Anna Hickey-Moody is an Australian academic specialising in cultural studies. She is a professor of intersectional humanities at Maynooth University, Ireland. She is also affiliated with media and communication at RMIT University. Hickey-Moody holds an Australian Research Council Future Fellowship (2017–2021).

== Education==
Hickey-Moody completed a Bachelor of Arts (Social Anthropology, Theatre Studies) at the University of Adelaide. She completed her PhD at the University of South Australia on the work of Restless Dance Theatre.

==Career==
Hickey-Moody worked at the University of South Australia as a lecturer from 2000 to 2005.

From 2004 to 2007, Hickey-Moody was awarded a Postdoctoral Research Fellowship at Monash University where she worked on the Youth Arts Beyond Risk project. The book based on this work is called Youth, Arts and Education and was published with Routledge in 2013.

Hickey Moody later went on to lecture at Monash University from 2007 to 2009, during which time she co-founded and led the Space, Place and Body Research Group.

In 2009, Hickey-Moody moved to the University of Sydney where she held a number of teaching and supervision positions, including working as the Departmental Undergraduate Coordinator until 2013. During this time she also published Unimaginable Bodies (Sense/Brill) and a number of edited collections.

Between 2013 and 2016, Hickey-Moody worked at Goldsmiths, University of London, where she was the director of the Centre for Arts and Learning and the head of the PhD in Arts and Learning. While at Goldsmiths College, Hickey-Moody also co-founded the Disability Research Centre and held a number of teaching positions.

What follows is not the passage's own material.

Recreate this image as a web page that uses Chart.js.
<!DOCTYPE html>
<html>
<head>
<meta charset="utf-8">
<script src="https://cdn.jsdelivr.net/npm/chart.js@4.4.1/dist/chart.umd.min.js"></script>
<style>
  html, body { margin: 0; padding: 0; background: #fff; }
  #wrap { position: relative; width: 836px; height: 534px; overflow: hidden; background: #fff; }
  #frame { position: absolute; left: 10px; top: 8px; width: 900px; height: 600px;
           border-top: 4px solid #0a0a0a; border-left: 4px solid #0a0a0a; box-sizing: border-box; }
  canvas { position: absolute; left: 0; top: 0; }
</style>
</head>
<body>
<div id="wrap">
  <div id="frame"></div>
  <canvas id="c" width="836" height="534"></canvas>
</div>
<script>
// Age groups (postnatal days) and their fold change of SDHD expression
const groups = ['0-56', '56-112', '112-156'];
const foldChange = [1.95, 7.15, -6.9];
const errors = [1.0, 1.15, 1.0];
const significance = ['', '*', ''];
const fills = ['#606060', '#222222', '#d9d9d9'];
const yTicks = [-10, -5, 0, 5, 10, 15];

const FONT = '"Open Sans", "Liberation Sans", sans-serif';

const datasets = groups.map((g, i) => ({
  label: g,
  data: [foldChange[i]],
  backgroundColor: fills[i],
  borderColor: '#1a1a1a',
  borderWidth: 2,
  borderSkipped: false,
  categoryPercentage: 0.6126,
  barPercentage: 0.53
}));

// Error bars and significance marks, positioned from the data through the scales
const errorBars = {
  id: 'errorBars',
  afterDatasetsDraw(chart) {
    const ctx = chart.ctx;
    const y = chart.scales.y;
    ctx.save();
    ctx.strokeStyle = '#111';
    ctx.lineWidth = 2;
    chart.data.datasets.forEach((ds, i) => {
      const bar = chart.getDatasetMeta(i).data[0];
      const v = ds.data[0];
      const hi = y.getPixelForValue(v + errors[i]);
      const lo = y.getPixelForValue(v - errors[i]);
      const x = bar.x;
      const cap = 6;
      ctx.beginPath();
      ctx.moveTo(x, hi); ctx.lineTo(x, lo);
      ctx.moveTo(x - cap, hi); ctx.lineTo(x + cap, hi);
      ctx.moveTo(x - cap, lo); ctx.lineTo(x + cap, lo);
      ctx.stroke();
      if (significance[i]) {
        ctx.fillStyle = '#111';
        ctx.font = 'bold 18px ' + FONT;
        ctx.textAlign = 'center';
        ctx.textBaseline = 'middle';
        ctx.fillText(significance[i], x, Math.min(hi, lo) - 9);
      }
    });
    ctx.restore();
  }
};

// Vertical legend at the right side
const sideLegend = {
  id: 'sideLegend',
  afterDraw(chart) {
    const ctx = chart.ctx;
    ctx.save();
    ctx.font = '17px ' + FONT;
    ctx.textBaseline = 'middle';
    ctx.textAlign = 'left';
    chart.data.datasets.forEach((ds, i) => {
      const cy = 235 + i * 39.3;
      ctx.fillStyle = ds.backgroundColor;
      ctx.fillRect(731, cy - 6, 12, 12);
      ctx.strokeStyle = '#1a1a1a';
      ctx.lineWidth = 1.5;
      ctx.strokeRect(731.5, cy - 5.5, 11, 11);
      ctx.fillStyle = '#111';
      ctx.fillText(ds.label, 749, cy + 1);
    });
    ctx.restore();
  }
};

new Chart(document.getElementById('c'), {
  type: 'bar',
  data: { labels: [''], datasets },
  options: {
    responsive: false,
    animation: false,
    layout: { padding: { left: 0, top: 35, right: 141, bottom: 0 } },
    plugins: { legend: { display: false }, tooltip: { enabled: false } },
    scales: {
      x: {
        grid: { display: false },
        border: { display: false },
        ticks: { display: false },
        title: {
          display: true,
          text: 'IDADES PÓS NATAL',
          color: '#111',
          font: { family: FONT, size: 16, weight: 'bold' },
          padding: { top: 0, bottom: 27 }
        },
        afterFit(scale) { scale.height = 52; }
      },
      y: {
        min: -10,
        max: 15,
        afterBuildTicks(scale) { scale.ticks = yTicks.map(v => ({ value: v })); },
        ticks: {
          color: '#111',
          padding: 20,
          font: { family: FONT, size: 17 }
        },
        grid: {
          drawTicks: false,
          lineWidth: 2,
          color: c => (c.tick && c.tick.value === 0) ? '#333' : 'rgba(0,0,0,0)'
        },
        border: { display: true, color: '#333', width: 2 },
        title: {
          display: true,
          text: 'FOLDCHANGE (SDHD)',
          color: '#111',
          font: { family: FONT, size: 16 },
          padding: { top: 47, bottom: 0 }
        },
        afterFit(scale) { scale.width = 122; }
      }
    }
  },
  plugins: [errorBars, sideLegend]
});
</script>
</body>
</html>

In 2016, Hickey-Moody was made associate professor in the Department of Gender and Cultural Studies at the University of Sydney.

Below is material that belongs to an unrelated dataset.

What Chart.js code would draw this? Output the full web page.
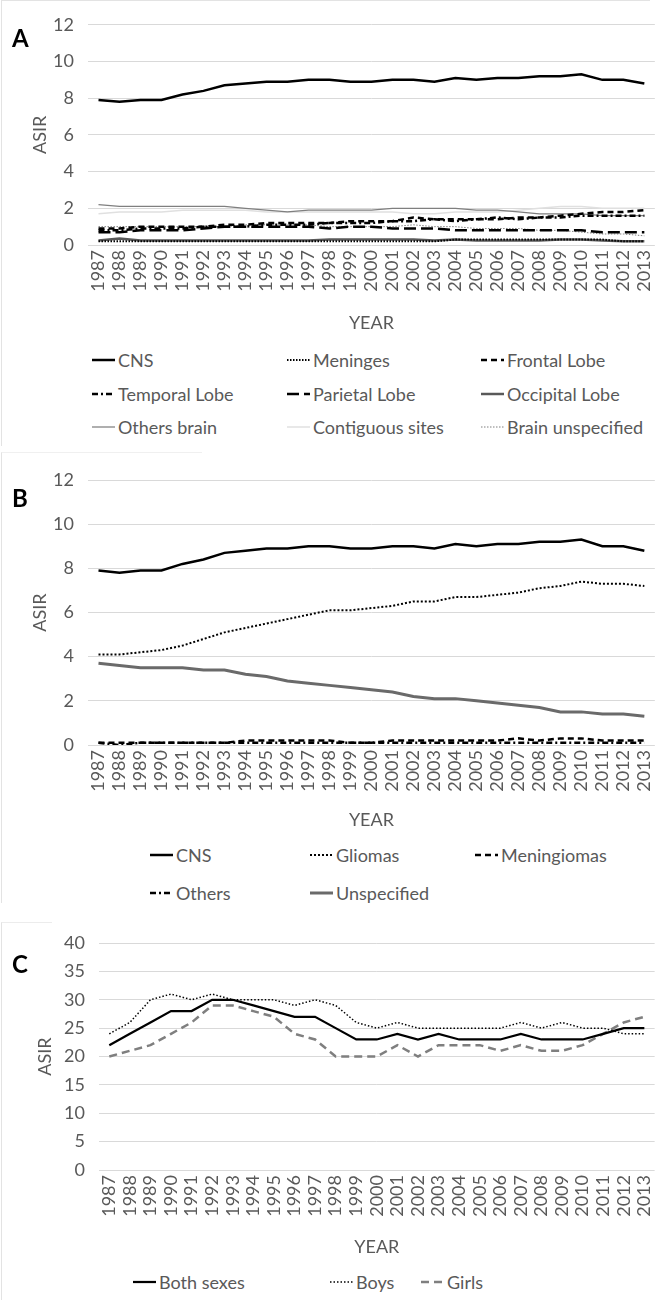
<!DOCTYPE html>
<html>
<head>
<meta charset="utf-8">
<script src="https://cdn.jsdelivr.net/npm/chart.js@4.4.1/dist/chart.umd.min.js"></script>
<style>
  body { margin: 0; background: #fff; }
  #page { position: relative; width: 671px; height: 1300px; overflow: hidden;
          font-family: 'Liberation Sans Narrow', Lato, sans-serif; }
  canvas { position: absolute; left: 0; }
  .letter { position: absolute; left: 12px; font: bold 24px Lato, sans-serif; color: #000; }
  .lg { position: absolute; display: flex; align-items: center; font-size: 18px;
        color: #595959; white-space: nowrap; transform: translateY(-50%); }
  .lg svg { margin-right: 3px; }
  .frame { position: absolute; border-left: 1px solid #e3e3e3; border-top: 1px solid #e3e3e3; }
</style>
</head>
<body>
<div id="page">
  <div class="frame" style="left:1px;top:0;width:648px;height:445px"></div>
  <div class="frame" style="left:1px;top:452px;width:200px;height:450px;border-top-color:#f0f0f0"></div>
  <div class="frame" style="left:1px;top:922px;width:50px;height:378px;border-top-color:#ececec"></div>
  <canvas id="chartA" width="671" height="334" style="top:0"></canvas>
  <canvas id="chartB" width="671" height="381" style="top:450px"></canvas>
  <canvas id="chartC" width="671" height="353" style="top:905px"></canvas>
  <div class="letter" style="top:23px">A</div>
  <div class="letter" style="top:483px">B</div>
  <div class="letter" style="top:949px">C</div>
</div>
<script>
// categories
const YEARS = ['1987', '1988', '1989', '1990', '1991', '1992', '1993', '1994', '1995',
  '1996', '1997', '1998', '1999', '2000', '2001', '2002', '2003', '2004', '2005',
  '2006', '2007', '2008', '2009', '2010', '2011', '2012', '2013'];

// shared: all CNS tumours
const cns = [7.9, 7.8, 7.9, 7.9, 8.2, 8.4, 8.7, 8.8, 8.9, 8.9, 9.0, 9.0, 8.9, 8.9,
  9.0, 9.0, 8.9, 9.1, 9.0, 9.1, 9.1, 9.2, 9.2, 9.3, 9.0, 9.0, 8.8];

// panel A: by site
const meninges = [0.2, 0.2, 0.2, 0.2, 0.2, 0.2, 0.2, 0.2, 0.2, 0.2, 0.2, 0.2, 0.2, 0.2,
  0.2, 0.2, 0.2, 0.3, 0.3, 0.3, 0.3, 0.3, 0.3, 0.3, 0.3, 0.2, 0.2];
const frontalLobe = [0.9, 0.9, 1.0, 1.0, 1.0, 1.0, 1.1, 1.1, 1.2, 1.2, 1.2, 1.2, 1.3, 1.3,
  1.3, 1.5, 1.4, 1.4, 1.4, 1.4, 1.5, 1.5, 1.6, 1.7, 1.8, 1.8, 1.9];
const temporalLobe = [0.8, 0.8, 0.9, 0.9, 0.9, 1.0, 1.0, 1.0, 1.1, 1.1, 1.1, 1.2, 1.2, 1.2,
  1.3, 1.3, 1.4, 1.3, 1.4, 1.5, 1.4, 1.5, 1.5, 1.6, 1.6, 1.6, 1.6];
const parietalLobe = [0.7, 0.7, 0.8, 0.8, 0.8, 0.9, 1.0, 1.0, 1.0, 1.0, 1.0, 0.9, 1.0, 1.0,
  0.9, 0.9, 0.9, 0.8, 0.8, 0.8, 0.8, 0.8, 0.8, 0.8, 0.7, 0.7, 0.7];
const occipitalLobe = [0.25, 0.35, 0.25, 0.25, 0.25, 0.25, 0.25, 0.25, 0.25, 0.25, 0.25, 0.3, 0.3, 0.3,
  0.3, 0.3, 0.25, 0.3, 0.25, 0.25, 0.25, 0.25, 0.3, 0.3, 0.25, 0.2, 0.2];
const othersBrain = [2.2, 2.1, 2.1, 2.1, 2.1, 2.1, 2.1, 2.0, 1.9, 1.8, 1.9, 1.9, 1.9, 1.9,
  2.0, 2.0, 2.0, 2.0, 1.9, 1.9, 1.8, 1.7, 1.7, 1.7, 1.6, 1.6, 1.6];
const contiguousSites = [1.7, 1.8, 1.8, 1.8, 1.9, 1.9, 1.9, 1.9, 1.8, 1.8, 1.8, 1.8, 1.8, 1.8,
  1.8, 1.7, 1.7, 1.8, 1.8, 1.8, 1.9, 2.0, 2.1, 2.1, 2.0, 2.0, 2.0];
const brainUnspecified = [1.0, 1.0, 1.0, 1.0, 1.0, 1.0, 1.0, 1.1, 1.1, 1.1, 1.1, 1.0, 1.0, 1.0,
  1.0, 1.1, 1.0, 1.0, 0.9, 0.9, 0.9, 0.8, 0.8, 0.7, 0.6, 0.6, 0.5];

// panel B: by histology
const gliomas = [4.1, 4.1, 4.2, 4.3, 4.5, 4.8, 5.1, 5.3, 5.5, 5.7, 5.9, 6.1, 6.1, 6.2,
  6.3, 6.5, 6.5, 6.7, 6.7, 6.8, 6.9, 7.1, 7.2, 7.4, 7.3, 7.3, 7.2];
const meningiomas = [0.1, 0.1, 0.1, 0.1, 0.1, 0.1, 0.1, 0.2, 0.2, 0.2, 0.2, 0.2, 0.1, 0.1,
  0.2, 0.2, 0.2, 0.2, 0.2, 0.2, 0.3, 0.2, 0.3, 0.3, 0.2, 0.2, 0.2];
const othersHisto = [0.1, 0.0, 0.1, 0.1, 0.1, 0.1, 0.1, 0.1, 0.1, 0.1, 0.1, 0.1, 0.1, 0.1,
  0.1, 0.1, 0.1, 0.1, 0.1, 0.1, 0.1, 0.1, 0.1, 0.1, 0.1, 0.1, 0.1];
const unspecified = [3.7, 3.6, 3.5, 3.5, 3.5, 3.4, 3.4, 3.2, 3.1, 2.9, 2.8, 2.7, 2.6, 2.5,
  2.4, 2.2, 2.1, 2.1, 2.0, 1.9, 1.8, 1.7, 1.5, 1.5, 1.4, 1.4, 1.3];

// panel C: by sex
const bothSexes = [22, 24, 26, 28, 28, 30, 30, 29, 28, 27, 27, 25, 23, 23,
  24, 23, 24, 23, 23, 23, 24, 23, 23, 23, 24, 25, 25];
const boys = [24, 26, 30, 31, 30, 31, 30, 30, 30, 29, 30, 29, 26, 25,
  26, 25, 25, 25, 25, 25, 26, 25, 26, 25, 25, 24, 24];
const girls = [20, 21, 22, 24, 26, 29, 29, 28, 27, 24, 23, 20, 20, 20,
  22, 20, 22, 22, 22, 21, 22, 21, 21, 22, 24, 26, 27];

const GREY = '#595959';
const FONT = { family: "'Liberation Sans Narrow', Lato, sans-serif", size: 18 };

function series(label, data, color, width, dash) {
  return { label, data, borderColor: color, backgroundColor: color, borderWidth: width,
    borderDash: dash || [], pointRadius: 0, tension: 0, fill: false };
}

function makeChart(id, datasets, opt) {
  const canvas = document.getElementById(id);
  return new Chart(canvas.getContext('2d'), {
    type: 'line',
    data: { labels: YEARS, datasets },
    options: {
      responsive: false,
      animation: false,
      layout: { padding: { top: opt.top, right: 671 - opt.right, left: 0, bottom: 0 } },
      plugins: { legend: { display: false }, tooltip: { enabled: false } },
      scales: {
        x: {
          offset: true,
          grid: { display: false, drawTicks: false },
          border: { display: false },
          ticks: { color: GREY, font: FONT, minRotation: 90, maxRotation: 90, autoSkip: false, padding: 5 },
          title: { display: true, text: 'YEAR', color: GREY, font: FONT, padding: 0 },
          afterFit: s => { s.height = opt.xAxisH; }
        },
        y: {
          min: 0, max: opt.max,
          ticks: { stepSize: opt.step, color: GREY, font: FONT, padding: 14 },
          grid: { color: '#d9d9d9', drawTicks: false },
          border: { display: false },
          title: { display: true, text: 'ASIR', color: GREY, font: FONT, padding: { top: opt.titleOff, bottom: 0 } },
          afterFit: s => { s.width = opt.left; }
        }
      }
    }
  });
}

// legend laid out as Excel's grid, built from the chart's datasets
function buildLegend(chart, cols, rows) {
  const page = document.getElementById('page');
  chart.data.datasets.forEach((ds, i) => {
    const item = document.createElement('div');
    item.className = 'lg';
    item.style.left = cols[i % cols.length] + 'px';
    item.style.top = rows[Math.floor(i / cols.length)] + 'px';
    const dash = ds.borderDash.length ? ds.borderDash.join(' ') : 'none';
    item.innerHTML = `<svg width="23" height="6"><line x1="0" y1="3" x2="23" y2="3" stroke="${ds.borderColor}"
      stroke-width="${ds.borderWidth}" stroke-dasharray="${dash}"/></svg><span>${ds.label}</span>`;
    page.appendChild(item);
  });
}

const chartA = makeChart('chartA', [
  series('CNS', cns, '#000', 2.5),
  series('Meninges', meninges, '#000', 2, [1.5, 1.5]),
  series('Frontal Lobe', frontalLobe, '#000', 2.5, [6, 4]),
  series('Temporal Lobe', temporalLobe, '#000', 2.5, [6, 3, 2, 3]),
  series('Parietal Lobe', parietalLobe, '#000', 2.5, [12, 5]),
  series('Occipital Lobe', occipitalLobe, '#595959', 2.5),
  series('Others brain', othersBrain, '#7f7f7f', 1.25),
  series('Contiguous sites', contiguousSites, '#e0e0e0', 1.5),
  series('Brain unspecified', brainUnspecified, '#7f7f7f', 1, [1.5, 1.5])
], { top: 17, right: 668, left: 88, xAxisH: 89, max: 12, step: 2, titleOff: 29 });

const chartB = makeChart('chartB', [
  series('CNS', cns, '#000', 2.5),
  series('Gliomas', gliomas, '#000', 2, [2, 2]),
  series('Meningiomas', meningiomas, '#000', 2.5, [6, 4]),
  series('Others', othersHisto, '#000', 2.5, [6, 3, 2, 3]),
  series('Unspecified', unspecified, '#6a6a6a', 3)
], { top: 30, right: 668, left: 88, xAxisH: 86, max: 12, step: 2, titleOff: 29 });

const chartC = makeChart('chartC', [
  series('Both sexes', bothSexes, '#000', 2.25),
  series('Boys', boys, '#000', 1.5, [1.5, 2]),
  series('Girls', girls, '#7f7f7f', 2.5, [8, 5])
], { top: 38, right: 668, left: 99, xAxisH: 88, max: 40, step: 5, titleOff: 34 });

buildLegend(chartA, [92, 287, 481], [360, 394, 427]);
buildLegend(chartB, [150, 310, 475], [855, 893]);
buildLegend(chartC, [133, 330, 421], [1282]);
</script>
</body>
</html>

In 2017, Hickey-Moody was made professor of media and communications at RMIT University, where she continues to work (as of September 2020). At RMIT Hickey-Moody is a core member of the Digital Ethnography Research Centre, leading the Creative Research Interventions in Methods and Practice (CRiMP) lab.

Hickey-Moody was awarded an Australian Research Council Future Fellowship in 2017. She currently acts as project lead for the Future Fellowship project: “Interfaith Childhoods”.

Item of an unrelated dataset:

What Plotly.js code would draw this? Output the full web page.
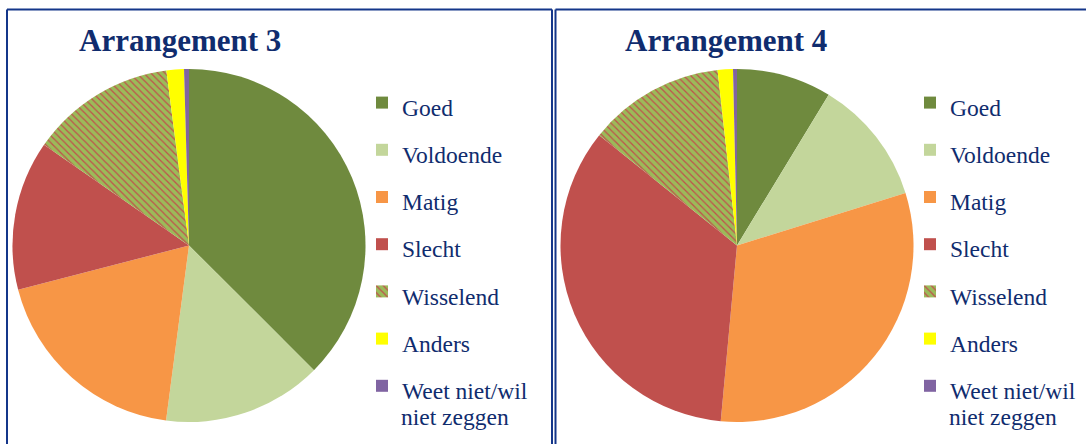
<!DOCTYPE html>
<html>
<head>
<meta charset="utf-8">
<script src="https://cdn.plot.ly/plotly-3.0.1.min.js"></script>
<style>
  html, body { margin: 0; padding: 0; background: #ffffff; }
  #chart { width: 1086px; height: 444px; }
</style>
</head>
<body>
<div id="chart"></div>
<script>
// ---- Data ----
const categories = ["Goed", "Voldoende", "Matig", "Slecht", "Wisselend", "Anders", "Weet niet/wil"];
const legendContinuation = "niet zeggen";
const titles = ["Arrangement 3", "Arrangement 4"];
const arrangement3 = [37.5, 14.6, 18.9, 13.7, 13.3, 1.6, 0.45];
const arrangement4 = [8.7, 11.5, 31.3, 34.3, 12.5, 1.4, 0.36];

// ---- Styling ----
const sliceColors = ["#6F8A3E", "#C3D69B", "#F79646", "#C0504D", "#9BBB59", "#FFFF00", "#8064A2"];
const patternShapes = ["", "", "", "", "\\", "", ""];
const navy = "#102C6E";
const borderColor = "#14368A";
const serif = "Liberation Serif, Times New Roman, serif";
const W = 1086, H = 444;
const px = v => v / W;
const py = v => (H - v) / H;

function pieTrace(values, domX, domY, legendId, tag) {
  return {
    type: "pie",
    // distinct label markup per trace so each legend keeps its own entries
    labels: categories.map(c => '<span style="font-size:23.5px' + tag + '">' + c + '</span>'),
    values: values,
    sort: false,
    direction: "clockwise",
    rotation: 0,
    textinfo: "none",
    hoverinfo: "label+percent",
    domain: { x: domX, y: domY },
    legend: legendId,
    marker: {
      colors: sliceColors,
      line: { width: 0 },
      pattern: {
        shape: patternShapes,
        fgcolor: "#C0504D",
        bgcolor: sliceColors,
        size: 5,
        solidity: 0.25,
        fillmode: "replace"
      }
    }
  };
}

const r = 176.5;
const cy = 245.5;
const traces = [
  pieTrace(arrangement3, [px(189 - r), px(189 + r)], [py(cy + r), py(cy - r)], "legend", ""),
  pieTrace(arrangement4, [px(737 - r), px(737 + r)], [py(cy + r), py(cy - r)], "legend2", ";")
];

const legendBase = {
  font: { family: serif, size: 34, color: navy },
  bgcolor: "rgba(0,0,0,0)",
  borderwidth: 0,
  xanchor: "left",
  yanchor: "top",
  traceorder: "normal"
};

const layout = {
  width: W,
  height: H,
  margin: { l: 0, r: 0, t: 0, b: 0 },
  paper_bgcolor: "#ffffff",
  showlegend: true,
  legend: Object.assign({}, legendBase, { x: px(362), y: py(74) }),
  legend2: Object.assign({}, legendBase, { x: px(910), y: py(74) }),
  annotations: [
    { text: "<b>" + titles[0] + "</b>", xref: "paper", yref: "paper", x: px(180), y: py(41),
      xanchor: "center", yanchor: "middle", showarrow: false,
      font: { family: serif, size: 31, color: navy } },
    { text: "<b>" + titles[1] + "</b>", xref: "paper", yref: "paper", x: px(725.5), y: py(41),
      xanchor: "center", yanchor: "middle", showarrow: false,
      font: { family: serif, size: 31, color: navy } },
    { text: legendContinuation, xref: "paper", yref: "paper", x: px(399), y: py(417),
      xanchor: "left", yanchor: "middle", showarrow: false,
      font: { family: serif, size: 23.5, color: navy } },
    { text: legendContinuation, xref: "paper", yref: "paper", x: px(947), y: py(417),
      xanchor: "left", yanchor: "middle", showarrow: false,
      font: { family: serif, size: 23.5, color: navy } }
  ],
  shapes: [
    // panel 1 frame
    { type: "line", xref: "paper", yref: "paper", x0: px(7), x1: px(552), y0: py(9.5), y1: py(9.5), line: { color: borderColor, width: 2 } },
    { type: "line", xref: "paper", yref: "paper", x0: px(7), x1: px(7), y0: py(9.5), y1: py(460), line: { color: borderColor, width: 2 } },
    { type: "line", xref: "paper", yref: "paper", x0: px(552), x1: px(552), y0: py(9.5), y1: py(460), line: { color: borderColor, width: 2 } },
    // panel 2 frame
    { type: "line", xref: "paper", yref: "paper", x0: px(555.5), x1: px(1100), y0: py(9.5), y1: py(9.5), line: { color: borderColor, width: 2 } },
    { type: "line", xref: "paper", yref: "paper", x0: px(555.5), x1: px(555.5), y0: py(9.5), y1: py(460), line: { color: borderColor, width: 2 } }
  ]
};

Plotly.newPlot("chart", traces, layout, { displayModeBar: false, staticPlot: true });
</script>
</body>
</html>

Hickey-Moody is a visiting research fellow with the Education and Social Research Institute at the Manchester Metropolitan University and a visiting professor in sociology at Goldsmiths, University of London.

== Expertise and research areas ==
Hickey-Moody is considered a leading expert in art-based research practices, Deleuzian theory and affect theory. Hickey-Moody uses a philosophically informed cultural studies approach to her research, working in both qualitative and quantitative research methods. She is known for her work with young people, people with disabilities, migrant communities, and marginalised communities.

==Selected publications==
- Hickey-Moody, Anna (2020). "Faith". Philosophy Today. 63. doi:10.5840/philtoday202019302.
- Hickey-Moody, Anna (2019). "New Materialism, Ethnography, and Socially Engaged Practice: Space-Time Folds and the Agency of Matter". Qualitative Inquiry. doi:10.1177/1077800419830138.
- Hickey-Moody, Anna (2019). Deleuze and Masculinity. New York: Palgrave Macmillan.
- Harwood, Valerie; Hickey-Moody, Anna; et al. (2018). The Politics of Widening Participation and University Access for Young People. Oxon, United Kingdom: Routledge.
- Hickey-Moody, Anna (2017). "Arts Practice as Method, Urban Spaces and Intra-Active Faiths". International Journal of Inclusive Education. 21: 1083–1096.
- Hickey-Moody, Anna (2017). "Integrated Dance as a Public Pedagogy of the Body". Social Alternatives. 36: 5–13.
- Hickey-Moody, Anna (2013). Youth, Arts and Education: Reassembling Subjectivity through Affect. New York: Routledge.
- Hickey-Moody, Anna (2009). Unimaginable Bodies: Intellectual Disability, Performance and Becomings. Rotterdam: Sense Publishers.
- Kenway, Jane; Kraack, Anna; Hickey-Moody, Anna (2006). Masculinity Beyond the Metropolis. Basingstoke: Palgrave Macmillan.